The greatest expression of the interior space will be the daylight and the open air.
And the greatest moment of usefulness and connection will be the floor. What floor could possibly support all the expectations we placed on the Ridge Center? What materials can endure heavy foot traffic? What materials can transition from an athletic multi-purpose center to a performance hall? What materials will live out the life of the building? What flooring will exhibit the elegance and value of the investment that has been brought to this important project? Our team debated and reviewed many options for flooring and we made the right decisions for permanence and usefulness and the beauty of great open public spaces. Terrazzo and cork are ancient and permanent flooring materials, renowned across the world for meeting all these goals that always come together in great spaces. These are the materials that serve the needs of many people, over many generations, outliving technologies and increasing in value and character through their use.

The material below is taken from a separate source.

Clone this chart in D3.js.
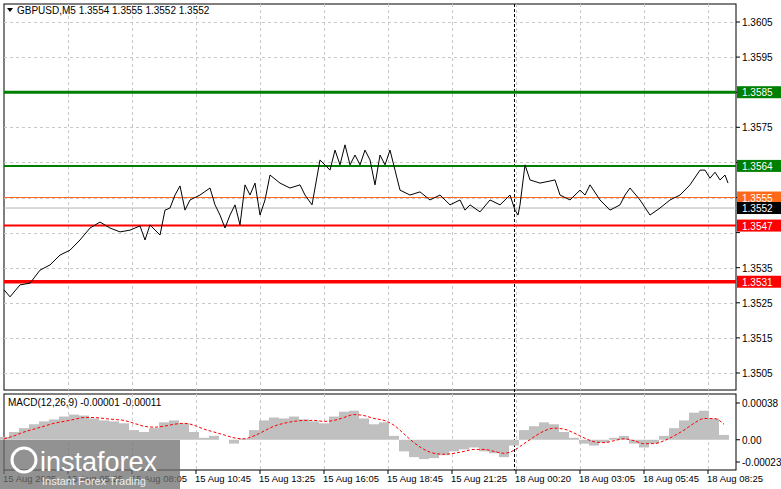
<!DOCTYPE html>
<html><head><meta charset="utf-8">
<script src="https://cdn.jsdelivr.net/npm/d3@7/dist/d3.min.js"></script>
<style>body{margin:0;background:#fff}svg{display:block}text{font-family:"Liberation Sans",Arial,sans-serif}</style>
</head><body><svg id="c" width="781" height="489"></svg>
<script>
const title = "GBPUSD,M5  1.3554 1.3555 1.3552 1.3552";
const timeLabels = ["15 Aug 2025","15 Aug 05:25","15 Aug 08:05","15 Aug 10:45","15 Aug 13:25","15 Aug 16:05","15 Aug 18:45","15 Aug 21:25","18 Aug 00:20","18 Aug 03:05","18 Aug 05:45","18 Aug 08:25"];
const timeLabelBars = [0,32,64,96,128,160,192,224,256,288,320,352];
const separatorBar = 255;
const priceTicks = [1.3605,1.3595,1.3585,1.3575,1.3565,1.3555,1.3545,1.3535,1.3525,1.3515,1.3505];
const priceBars = [0,3,8,13,18,23,28,33,38,43,48,53,58,63,68,70.5,73,78,80.5,83,85.5,88,90.5,93,98,103,105.5,108,110.5,113,115.5,118,120.5,123,125.5,128,130.5,133,138,143,148,150.5,154,158,163,165.5,168,170.5,173,175.5,178,180.5,183,185.5,188,190.5,193,195.5,198,203,208,213,218,223,228,230.5,233,238,243,248,253,255.5,257,258,260.5,263,268,273,275.5,278,283,288,290.5,293,298,303,308,310.5,313,318,323,328,333,338,343,348,350.5,353,355.5,358,360.5,362];
const closes = [1.35287,1.35267,1.35301,1.35306,1.35343,1.35358,1.35386,1.35400,1.35429,1.35463,1.35480,1.35463,1.35452,1.35457,1.35469,1.35429,1.35472,1.35443,1.35514,1.35520,1.35557,1.35583,1.35514,1.35543,1.35557,1.35577,1.35529,1.35500,1.35463,1.35500,1.35529,1.35472,1.35586,1.35557,1.35591,1.35500,1.35543,1.35614,1.35591,1.35577,1.35586,1.35557,1.35529,1.35657,1.35628,1.35685,1.35643,1.35700,1.35643,1.35671,1.35643,1.35685,1.35657,1.35586,1.35671,1.35643,1.35685,1.35628,1.35571,1.35557,1.35566,1.35543,1.35557,1.35529,1.35543,1.35514,1.35529,1.35509,1.35543,1.35529,1.35557,1.35514,1.35500,1.35529,1.35643,1.35600,1.35591,1.35597,1.35600,1.35557,1.35543,1.35571,1.35557,1.35586,1.35543,1.35514,1.35529,1.35557,1.35577,1.35543,1.35500,1.35520,1.35543,1.35557,1.35586,1.35628,1.35628,1.35605,1.35622,1.35600,1.35614,1.35591,1.35520];
const lastClose = 1.3552;
const levels = [
  {v:1.3585,color:"#008000",w:3,label:"1.3585"},
  {v:1.3564,color:"#008000",w:2,label:"1.3564"},
  {v:1.3547,color:"#ff0000",w:2,label:"1.3547"},
  {v:1.3531,color:"#ff0000",w:3.5,label:"1.3531"}];
const askPrice = 1.3555;
const macdTitle = "MACD(12,26,9) -0.00001 -0.00011";
const macdTicks = [0.00038,0,-0.00023];
const macdTickLabels = ["0.00038","0.00","-0.00023"];
const macdBars = [0,5,10,15,20,25,30,35,40,45,50,55,60,65,70,75,80,85,90,95,100,105,110,115,120,125,130,135,140,145,150,155,160,165,170,175,180,185,190,195,200,205,210,215,220,225,230,235,240,245,250,255,260,265,270,275,280,285,290,295,300,305,310,315,320,325,330,335,340,345,350,355,360];
const macdHist = [0.00003,0.00008,0.00012,0.00016,0.00019,0.00021,0.00024,0.00026,0.00025,0.00022,0.00020,0.00019,0.00017,0.00010,0.00008,0.00012,0.00018,0.00020,0.00017,0.00008,0.00002,0.00004,0.00000,-0.00004,0.00001,0.00010,0.00020,0.00023,0.00022,0.00024,0.00021,0.00019,0.00017,0.00024,0.00029,0.00030,0.00022,0.00016,0.00018,0.00004,-0.00012,-0.00018,-0.00020,-0.00019,-0.00016,-0.00012,-0.00010,-0.00008,-0.00012,-0.00014,-0.00018,-0.00006,0.00010,0.00014,0.00018,0.00016,0.00008,0.00002,-0.00004,-0.00006,-0.00003,0.00002,0.00004,-0.00004,-0.00008,-0.00004,0.00004,0.00012,0.00020,0.00028,0.00030,0.00022,0.00005];
const macdSignal = [0.00001,0.00004,0.00008,0.00011,0.00014,0.00017,0.00019,0.00021,0.00023,0.00023,0.00022,0.00021,0.00020,0.00017,0.00014,0.00013,0.00014,0.00016,0.00017,0.00015,0.00011,0.00008,0.00005,0.00002,0.00001,0.00004,0.00009,0.00014,0.00017,0.00019,0.00020,0.00020,0.00019,0.00020,0.00023,0.00026,0.00025,0.00022,0.00020,0.00015,0.00006,-0.00003,-0.00010,-0.00014,-0.00015,-0.00014,-0.00012,-0.00010,-0.00010,-0.00012,-0.00014,-0.00011,-0.00004,0.00003,0.00009,0.00012,0.00011,0.00007,0.00002,-0.00002,-0.00003,-0.00001,0.00001,-0.00001,-0.00004,-0.00004,-0.00001,0.00004,0.00010,0.00017,0.00022,0.00022,0.00016];

const svg = d3.select("#c");
const L=4,R=736,T=4,B=390,MT=394,MB=470;
const x = d3.scaleLinear().domain([0,366]).range([L,L+732]);
const y = d3.scaleLinear().domain([1.3505,1.3605]).range([373,22]);
const ym = d3.scaleLinear().domain([-0.00023,0.00038]).range([462,403]);

svg.append("rect").attr("x",L).attr("y",T).attr("width",R-L).attr("height",B-T).attr("fill","#fff").attr("stroke","#000");
svg.append("rect").attr("x",L).attr("y",MT).attr("width",R-L).attr("height",MB-MT).attr("fill","#fff").attr("stroke","#000");

const g = svg.append("g").attr("stroke","#c8c8c8").attr("stroke-dasharray","3,3");
priceTicks.forEach(t=>g.append("line").attr("x1",L).attr("x2",R).attr("y1",Math.round(y(t))+.5).attr("y2",Math.round(y(t))+.5));
timeLabelBars.slice(1).forEach(b=>{
  g.append("line").attr("x1",Math.round(x(b))+.5).attr("x2",Math.round(x(b))+.5).attr("y1",T).attr("y2",B);
  g.append("line").attr("x1",Math.round(x(b))+.5).attr("x2",Math.round(x(b))+.5).attr("y1",MT).attr("y2",MB);
});
svg.append("line").attr("x1",Math.round(x(separatorBar))+.5).attr("x2",Math.round(x(separatorBar))+.5).attr("y1",T).attr("y2",MB).attr("stroke","#000").attr("stroke-dasharray","3,2");

levels.forEach(l=>svg.append("line").attr("x1",L).attr("x2",R).attr("y1",y(l.v)).attr("y2",y(l.v)).attr("stroke",l.color).attr("stroke-width",l.w));
svg.append("line").attr("x1",L).attr("x2",R).attr("y1",y(askPrice)).attr("y2",y(askPrice)).attr("stroke","#ff6a1a");
svg.append("line").attr("x1",L).attr("x2",R).attr("y1",y(lastClose)).attr("y2",y(lastClose)).attr("stroke","#b4b4b4");

svg.append("path").datum(closes).attr("fill","none").attr("stroke","#000").attr("stroke-width",1)
  .attr("d",d3.line().x((d,i)=>x(priceBars[i])).y(d=>y(d)));

const boxVals = levels.map(l=>l.v).concat([askPrice,lastClose]);
const ax = svg.append("g").attr("font-size",10).attr("fill","#000");
priceTicks.forEach(t=>{
  ax.append("line").attr("x1",R).attr("x2",R+4).attr("y1",y(t)).attr("y2",y(t)).attr("stroke","#000");
  const hidden = boxVals.some(v=>Math.abs(y(v)-y(t))<11);
  if(!hidden) ax.append("text").attr("x",R+6).attr("y",y(t)+4).text(t.toFixed(4));
});
function box(v,bg,txt){
  svg.append("rect").attr("x",R+1).attr("y",y(v)-6).attr("width",44).attr("height",12).attr("fill",bg);
  svg.append("text").attr("x",R+6).attr("y",y(v)+4).attr("font-size",10).attr("fill","#fff").text(txt);
}
levels.forEach(l=>box(l.v,l.color,l.label));
box(askPrice,"#ff6a1a","1.3555");
box(lastClose,"#000","1.3552");

svg.append("path").attr("d","M7,8 L13,8 L10,12 Z").attr("fill","#000");
svg.append("text").attr("x",17).attr("y",14).attr("font-size",10).text(title);

const bw = x(5)-x(0);
svg.append("g").selectAll("rect").data(macdHist).join("rect")
  .attr("x",(d,i)=>x(macdBars[i])-bw/2).attr("width",bw)
  .attr("y",d=>Math.min(ym(d),ym(0))).attr("height",d=>Math.abs(ym(d)-ym(0))).attr("fill","#c0c0c0");
svg.append("path").datum(macdSignal).attr("fill","none").attr("stroke","#ff0000").attr("stroke-dasharray","3,2")
  .attr("d",d3.line().curve(d3.curveMonotoneX).x((d,i)=>x(macdBars[i])).y(d=>ym(d)));
svg.append("text").attr("x",8).attr("y",406).attr("font-size",10).text(macdTitle);
macdTicks.forEach((t,i)=>{
  svg.append("line").attr("x1",R).attr("x2",R+4).attr("y1",ym(t)).attr("y2",ym(t)).attr("stroke","#000");
  svg.append("text").attr("x",R+6).attr("y",ym(t)+4).attr("font-size",10).text(macdTickLabels[i]);
});

timeLabelBars.forEach((b,i)=>{
  svg.append("line").attr("x1",x(b)).attr("x2",x(b)).attr("y1",MB).attr("y2",MB+4).attr("stroke","#000");
  svg.append("text").attr("x",x(b)-1).attr("y",482).attr("font-size",9.5).text(timeLabels[i]);
});

const wm = svg.append("g");
wm.append("rect").attr("x",0).attr("y",440).attr("width",180).attr("height",49).attr("fill","#6e6e6e").attr("opacity",0.75);
wm.append("circle").attr("cx",24).attr("cy",460).attr("r",12).attr("fill","none").attr("stroke","#fff").attr("stroke-width",3);
wm.append("text").attr("x",40).attr("y",471).attr("font-size",27).attr("fill","#fff").attr("font-family","Open Sans, sans-serif").text("instaforex");
wm.append("text").attr("x",42).attr("y",485).attr("font-size",11).attr("fill","#eee").text("Instant Forex Trading");
</script></body></html>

Sustainability is at the core of our design intent. The materials are natural and expressive; the finishes are low-VOC and enduring. Glazing is shaded for high performance and building insulation exceeds minimum Energy Code requirements. When the community is ready, the passive sustainability goals can easily become active sustainability goals: The building is ready for solar panels and rain-capture strategies.
While we always watched costs and worked within the budget that ORMA provided, 2022 also saw huge increases and volatility in costs. We received direct advice from the Construction Manager on how to protect the project from those accelerating costs. The building needed to be shorter, the glazing system needed to be simpler, the building structure and forms needed to be more precise. The building had to be smaller. We were ready to make those changes.
The best critiques make the project better. We needed to make the building more residential. We needed to soften the commercial aesthetic. We needed to resolve the details. We needed to make the project less expensive. The advice worked.
We brought the curtainwall down to cost-effective storefront. The single-slope roof became a gable. The roof created a continuous extension that finally resolved the front porch. The entrance is obvious and welcoming, and the porch extends to meet the street. Instead of commercial frontage, we discovered dormers.
The Ridge Center is not a house. Ocean Ridge is a community and the Ridge Center is where people come together.
Expansion plans are already in play. The site is ready for growth, and the building form is ideal for an addition when the community demands it.
Come for the aerobics in the morning. Join an accidental book club in the library in the middle of the week. Listen to a lecture, or learn a new skill. Go to the pool! Stop in for air-conditioning after three rotations on the pickleball courts. Stay for a concert on the lawn and practice all year for the annual show. The technology is in place. The sun comes through the windows during the day and the events draw the crowds at night. Plenty of parking.
The next months will be busy. The permit process will be slow; we know what we’re walking into. It’ll be slow. We’ll start clearing ground, we’ll start digging, more than just a shovel. We’ll start ordering the glue-lam beams and the glazing. And when the permits come through, you’ll see concrete and you’ll see the building take shape.
Congratulations to Ocean Ridge on these new buildings, and on coming together for this important development.